На втором этаже бродит народ, разглядывает разложенные на столах редкие книги о фольклоре, общается между собой. Михаил Михайлович встречает знакомых, здоровается, беседует. Выставка мне интересна, ведь фольклор - по моей части, особенно книги с описанием и рисунками русского костюма разных веков и разных губерний. Рассматриваю раритеты, иногда беру в руки, но осторожно и бережно, все время мне кажется, что за моими движениями зорко наблюдают. Книги не продаются, они предназначены для библиотеки Пушкинского дома. Вскоре всех приглашают в зал для лекции об известном фольклористе, о ценности его библиотеки и о том, как эти книги собирались. После лекции - концерт русского ансамбля: девушки и парни в русских костюмах поют песни разных губерний, хороводные, свадебные и заунывные, печальные.. Я кошу взглядом на писателя, не думаю, что мероприятие ему интересно, но разве это главное?
* * *
Через несколько дней мы снова оказываемся на Моховой, на этот раз в редакции Звезды. Михаил Михайлович зашел туда по делу, и, оказалось, вовремя: через несколько минут должна состояться встреча сотрудников журнала с читателями. Читателей пришло мало, и Яков Гордин приглашает всех в небольшой, но уютный зал с высоким потолком и внушительным столом посередине, за который усаживаются и читатели, и редакция почти вперемешку. Я глазею по сторонам. Не часто мне представляется случай побывать в старинном питерском доме, да еще в святая святых редакции, зале, где собирается коллегия. Здесь особенный запах и особенная атмосфера, благородный полумрак, тяжелая мебель. Обращаю внимание на две дубовые резные, словно ажурные двери. Михаил Михайлович поясняет, что эти двери никуда не ведут, за ними шкафы.
Яков Гордин представил всех членов редколлегии и началась доверительная, по-домашнему теплая и откровенная беседа о журнале, о его проблемах, о писателях, произведениях.
Запомнилось длительное выступление одного читателя, пожилого мужчины, из старого интеллигентного поколения преданных поклонников толстых журналов. Он сетовал на то, что в журнале стало мало военной тематики, редко публикуются материалы о блокаде, но все же выделил несколько статей, которые ему особенно понравились. Молодая женщина сказала несколько приятных слов о романе Михаила Чулаки "Примус". Она назвала роман психологически тонким произведением, как и все вещи, написанные Чулаки.
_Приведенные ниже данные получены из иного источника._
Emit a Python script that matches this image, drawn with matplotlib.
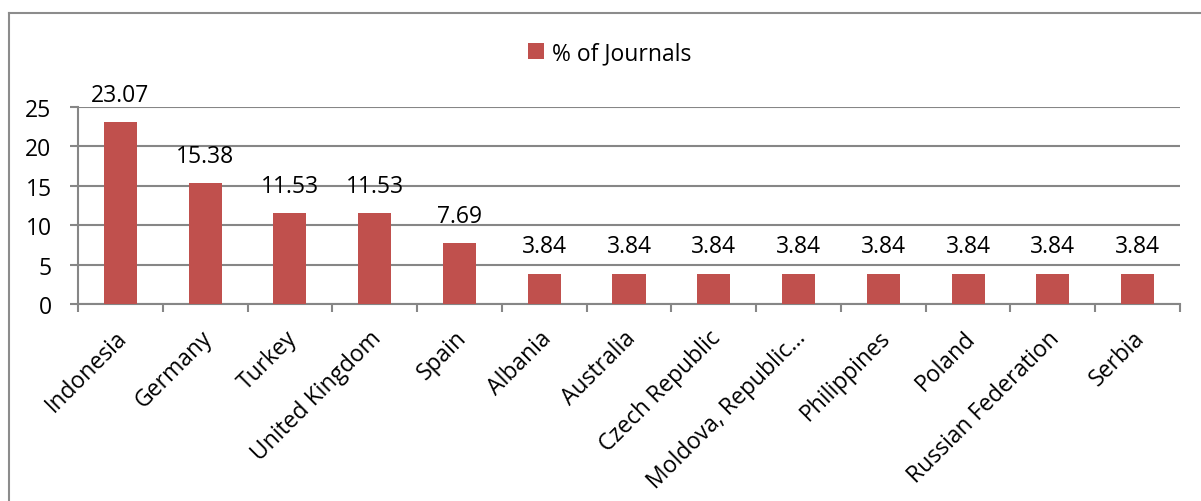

Я слушаю и вспоминаю те времена, когда такие мероприятия собирали сотни и сотни восторженных читателей. Что ж, все изменилось, и если смотреть правде в глаза, в застойное время люди были менее заняты, и в замкнутом пространстве железного занавеса, куда больше страдали от отсутствия духовной пищи.
Высказались почти все читатели, и когда речь зашла о том, каким должен быть журнал Звезда, более региональный или общероссийский, - я не удержалась и взяла слово.
- Конечно региональный! Читать произведения о Петербурге, погружаться в повести и рассказы, действия которых происходят с указанием конкретных домов и адресов, - вот истинное наслаждение. И добавила, что моим любимым писателем является Михаил Чулаки, но в одном из номеров "Звезды" я с удовольствием прочла повесть Столярова "Наука расставания". И именно потому мне понравилась повесть, что в ней чувствуется Петербург, его дыхание, повседневность и гармонично втиснутые в психологические переживания героя документальные события, происходившие в то время.
Наука расставания... Расставание -- часть нашей жизни, с этим следует смириться -- вот и вся наука. Никогда я не научусь смиряться. Никогда не одолеть мне эту науку! Наверное, даже у последней черты начну бунтовать и протестовать против несправедливости, как героиня "Харона", сломавшая все стереотипы заведенного в хосписе порядка уходить тихо и блаженно, - так некстати возроптавшая в последние минуты жизни. Правда ее тут же поспешили напичкать транквилизаторами, и она угомонилась.
Беседа завершается добрыми пожеланиями журналу, я снова вмешиваюсь в разговор и подаю идею редакторам:
- Почему бы вам не открыть курсы начинающих литераторов? Это был бы прекрасный способ заработать деньги для журнала.